Robert J. Lefkowitz from Duke University along with Brian Kobilka from Stanford University were just awarded the 2012 Nobel Prize in Chemistry for their research and discovery of the adrenergic G-protein coupled receptor (GPCR). After they cloned the beta-adrenergic receptor in the 1980s and showed that it had a similar structure to rhodopsin, a receptor found in the eye, they set the foundation for the later discovery of over 1,000 different GPCRs in the human body. Half of all medications work through GPCRs, acting on receptors such as dopamine, serotonin, opioid, histamine, gustatory, olfactory, and melatonin to name a few.
Some recent publications from Dr.

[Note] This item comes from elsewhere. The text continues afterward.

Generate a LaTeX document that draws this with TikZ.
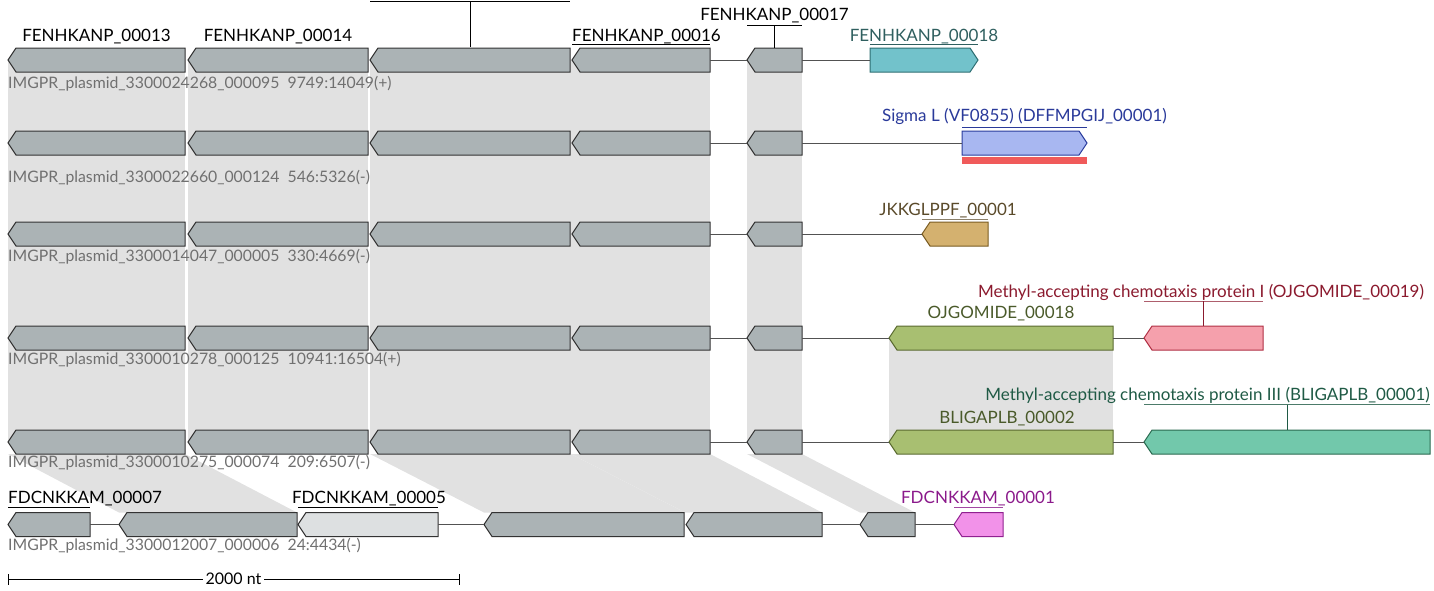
\documentclass[tikz,border=0pt]{standalone}
\usepackage{fontspec}
\setmainfont{Lato}
\definecolor{genegray}{HTML}{ABB3B5}
\definecolor{genelight}{HTML}{DDE0E1}
\definecolor{bandgray}{HTML}{E1E1E1}
\definecolor{seqgray}{HTML}{707070}
\definecolor{edgedark}{HTML}{333333}
\definecolor{cyanfill}{HTML}{72C2CB}
\definecolor{cyanedge}{HTML}{2E6E72}
\definecolor{cyantext}{HTML}{2F5F5F}
\definecolor{bluefill}{HTML}{A8B7F1}
\definecolor{blueedge}{HTML}{2A3C9C}
\definecolor{bluetext}{HTML}{2A3A9A}
\definecolor{redbar}{HTML}{F05A5A}
\definecolor{tanfill}{HTML}{D4B16F}
\definecolor{tanedge}{HTML}{7A5C22}
\definecolor{tantext}{HTML}{5A4A2A}
\definecolor{greenfill}{HTML}{A8BF71}
\definecolor{greenedge}{HTML}{5A6A30}
\definecolor{greentext}{HTML}{4A5A2A}
\definecolor{pinkfill}{HTML}{F5A0AC}
\definecolor{pinkedge}{HTML}{B03044}
\definecolor{pinktext}{HTML}{8B1A2E}
\definecolor{tealfill}{HTML}{72C8AB}
\definecolor{tealedge}{HTML}{2A6A50}
\definecolor{tealtext}{HTML}{1F5A45}
\definecolor{magfill}{HTML}{F292E9}
\definecolor{magedge}{HTML}{902090}
\definecolor{magtext}{HTML}{8B1A8B}
\tikzset{
  lbl/.style={font=\fontsize{17}{20}\selectfont, inner sep=0pt, anchor=base},
  seq/.style={font=\fontsize{15.8}{18}\selectfont, text=seqgray, inner sep=0pt, anchor=base west},
  band/.style={fill=bandgray, draw=none},
  gg/.style={fill=genegray, draw=edgedark, line width=1pt},
  gl/.style={fill=genelight, draw=edgedark, line width=1pt},
  gcyan/.style={fill=cyanfill, draw=cyanedge, line width=1pt},
  gblue/.style={fill=bluefill, draw=blueedge, line width=1pt},
  gtan/.style={fill=tanfill, draw=tanedge, line width=1pt},
  ggreen/.style={fill=greenfill, draw=greenedge, line width=1pt},
  gpink/.style={fill=pinkfill, draw=pinkedge, line width=1pt},
  gteal/.style={fill=tealfill, draw=tealedge, line width=1pt},
  gmag/.style={fill=magfill, draw=magedge, line width=1pt},
  link/.style={draw=edgedark!85, line width=1pt},
  uline/.style={line width=1pt},
}
% leftward gene: name, tip x, end x, centre y, style
\newcommand{\gL}[5]{%
  \filldraw[#5] (#2,#4) -- (#2+8,#4-12) -- (#3,#4-12) -- (#3,#4+12) -- (#2+8,#4+12) -- cycle;
  \coordinate (#1-l) at (#2,#4); \coordinate (#1-r) at (#3,#4);
  \coordinate (#1-tl) at (#2,#4-12); \coordinate (#1-tr) at (#3,#4-12);}
% rightward gene: name, start x, tip x, centre y, style
\newcommand{\gR}[5]{%
  \filldraw[#5] (#2,#4-12) -- (#3-8,#4-12) -- (#3,#4) -- (#3-8,#4+12) -- (#2,#4+12) -- cycle;
  \coordinate (#1-l) at (#2,#4); \coordinate (#1-r) at (#3,#4);
  \coordinate (#1-tl) at (#2,#4-12); \coordinate (#1-tr) at (#3,#4-12);}
\begin{document}
\begin{tikzpicture}[x=1pt,y=-1pt]
\useasboundingbox (0,0) rectangle (1434,590);
% ---- homology bands ----
\fill[band] (8,60) rectangle (185,442);
\fill[band] (188,60) rectangle (368,442);
\fill[band] (370,60) rectangle (571,442);
\fill[band] (571,60) rectangle (710,442);
\fill[band] (747,60) rectangle (802,442);
\fill[band] (889,338) rectangle (1113,442);
\fill[band] (8,454) -- (185,454) -- (297,512.5) -- (119,512.5) -- cycle;
\fill[band] (370,454) -- (571,454) -- (685,512.5) -- (484,512.5) -- cycle;
\fill[band] (571,454) -- (710,454) -- (822,512.5) -- (685,512.5) -- cycle;
\fill[band] (747,454) -- (802,454) -- (915,512.5) -- (860,512.5) -- cycle;
% ---- row 1 ----
\gL{a1}{8}{185}{60}{gg}
\gL{b1}{188}{368}{60}{gg}
\gL{c1}{370}{570}{60}{gg}
\gL{d1}{572}{710}{60}{gg}
\gL{e1}{747}{802}{60}{gg}
\gR{f1}{870}{978}{60}{gcyan}
\draw[link] (d1-r) -- (e1-l);
\draw[link] (e1-r) -- (f1-l);
% ---- row 2 ----
\gL{a2}{8}{185}{143}{gg}
\gL{b2}{188}{368}{143}{gg}
\gL{c2}{370}{570}{143}{gg}
\gL{d2}{572}{710}{143}{gg}
\gL{e2}{747}{802}{143}{gg}
\gR{f2}{962}{1087}{143}{gblue}
\draw[link] (d2-r) -- (e2-l);
\draw[link] (e2-r) -- (f2-l);
\fill[redbar] (962,157) rectangle (1087,164);
% ---- row 3 ----
\gL{a3}{8}{185}{234}{gg}
\gL{b3}{188}{368}{234}{gg}
\gL{c3}{370}{570}{234}{gg}
\gL{d3}{572}{710}{234}{gg}
\gL{e3}{747}{802}{234}{gg}
\gL{f3}{922}{988}{234}{gtan}
\draw[link] (d3-r) -- (e3-l);
\draw[link] (e3-r) -- (f3-l);
% ---- row 4 ----
\gL{a4}{8}{185}{338}{gg}
\gL{b4}{188}{368}{338}{gg}
\gL{c4}{370}{570}{338}{gg}
\gL{d4}{572}{710}{338}{gg}
\gL{e4}{747}{802}{338}{gg}
\gL{f4}{889}{1113}{338}{ggreen}
\gL{g4}{1144}{1263}{338}{gpink}
\draw[link] (d4-r) -- (e4-l);
\draw[link] (e4-r) -- (f4-l);
\draw[link] (f4-r) -- (g4-l);
% ---- row 5 ----
\gL{a5}{8}{185}{442}{gg}
\gL{b5}{188}{368}{442}{gg}
\gL{c5}{370}{570}{442}{gg}
\gL{d5}{572}{710}{442}{gg}
\gL{e5}{747}{802}{442}{gg}
\gL{f5}{889}{1113}{442}{ggreen}
\gL{g5}{1144}{1430}{442}{gteal}
\draw[link] (d5-r) -- (e5-l);
\draw[link] (e5-r) -- (f5-l);
\draw[link] (f5-r) -- (g5-l);
% ---- row 6 ----
\gL{a6}{8}{90}{524.5}{gg}
\gL{b6}{119}{297}{524.5}{gg}
\gL{c6}{298}{438}{524.5}{gl}
\gL{d6}{484}{684}{524.5}{gg}
\gL{e6}{686}{822}{524.5}{gg}
\gL{f6}{860}{915}{524.5}{gg}
\gL{g6}{954}{1003}{524.5}{gmag}
\draw[link] (a6-r) -- (b6-l);
\draw[link] (c6-r) -- (d6-l);
\draw[link] (e6-r) -- (f6-l);
\draw[link] (f6-r) -- (g6-l);
% ---- gene labels row 1 ----
\node[lbl] (t13) at (96.5,41) {FENHKANP\_00013};
\node[lbl] (t14) at (278,41) {FENHKANP\_00014};
\coordinate (u15a) at (370,1.5); \coordinate (u15b) at (570,1.5);
\draw[uline] (u15a) -- (u15b);
\draw[uline] (470,1.5) -- (470,47);
\node[lbl, anchor=base west] (t16) at (572,41) {FENHKANP\_00016};
\draw[uline] (t16.south west |- 0,44) -- (d1-tr |- 0,44);
\node[lbl] (t17) at (774.5,20) {FENHKANP\_00017};
\draw[uline] (747,25) -- (802,25);
\draw[uline] (774.5,25) -- (774.5,48);
\node[lbl, text=cyantext] (t18) at (924,41) {FENHKANP\_00018};
\draw[uline, cyantext] (870,44.5) -- (978,44.5);
% ---- row 2 ----
\node[lbl, text=bluetext] (tsig) at (1024.5,121) {Sigma L (VF0855) (DFFMPGIJ\_00001)};
\draw[uline, bluetext] (962,127.5) -- (1087,127.5);
% ---- row 3 ----
\node[lbl, text=tantext] (tjk) at (948,215) {JKKGLPPF\_00001};
\draw[uline, tantext!70] (922,219) -- (988,219);
% ---- row 4 ----
\node[lbl, text=pinktext] (tm1) at (1201,297) {Methyl-accepting chemotaxis protein I (OJGOMIDE\_00019)};
\draw[uline, pinktext!70] (1144,301) -- (1263,301);
\draw[uline, pinktext] (1203.5,301) -- (1203.5,326);
\node[lbl, text=greentext] (toj) at (1001,318) {OJGOMIDE\_00018};
% ---- row 5 ----
\node[lbl, text=tealtext, anchor=base east] (tm3) at (1430,400) {Methyl-accepting chemotaxis protein III (BLIGAPLB\_00001)};
\draw[uline, tealtext!80] (1144,404.5) -- (1430,404.5);
\draw[uline, tealtext] (1287,404.5) -- (1287,430);
\node[lbl, text=greentext] (tbl) at (1007,423) {BLIGAPLB\_00002};
% ---- row 6 ----
\node[lbl, anchor=base west] (tf7) at (8,503) {FDCNKKAM\_00007};
\draw[uline] (8,507.5) -- (90,507.5);
\node[lbl] (tf5) at (369,503) {FDCNKKAM\_00005};
\draw[uline] (298,507.5) -- (438,507.5);
\node[lbl, text=magtext] (tf1) at (978,503) {FDCNKKAM\_00001};
\draw[uline, magtext!80] (954,507.5) -- (1003,507.5);
% ---- sequence labels ----
\node[seq] (s1) at (8,88) {IMGPR\_plasmid\_3300024268\_000095\ \ 9749:14049(+)};
\node[seq] (s2) at (8,182) {IMGPR\_plasmid\_3300022660\_000124\ \ 546:5326(-)};
\node[seq] (s3) at (8,261) {IMGPR\_plasmid\_3300014047\_000005\ \ 330:4669(-)};
\node[seq] (s4) at (8,364) {IMGPR\_plasmid\_3300010278\_000125\ \ 10941:16504(+)};
\node[seq] (s5) at (8,467) {IMGPR\_plasmid\_3300010275\_000074\ \ 209:6507(-)};
\node[seq] (s6) at (8,550) {IMGPR\_plasmid\_3300012007\_000006\ \ 24:4434(-)};
% ---- scale bar ----
\coordinate (sbl) at (8,579); \coordinate (sbr) at (459,579);
\draw[line width=1pt] (sbl) -- (sbr);
\draw[line width=1pt] (8,574) -- (8,585);
\draw[line width=1pt] (459,574) -- (459,585);
\node[fill=white, inner sep=3pt, font=\fontsize{16}{18}\selectfont] (sbt) at (233.5,579) {2000 nt};
\end{tikzpicture}
\end{document}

Lefkowitz’s lab have cited the use a BMG LABTECH microplate reader to study GPCRs. Amongst other things, his lab has used the NOVOstar microplate reader in a FRET assay to measure intracellular cAMP, a downstream effect of GPCRs (A unique mechanism of beta-blocker action: Carvedilol stimulates beta-arrestin signaling), as well as an intracellular calcium (Ca2+) flux assay, which also measures a downstream effect of GPCRs (Arresting a Transient Receptor Potential (TRP) Channel. Beta-Arrestin Mediates Ubiquitination and Functional Down Regulation of TRPV4 ).
Thank you and congratulations to Drs. Lefkowitz and Kobilka for their ground breaking research into GPCRs.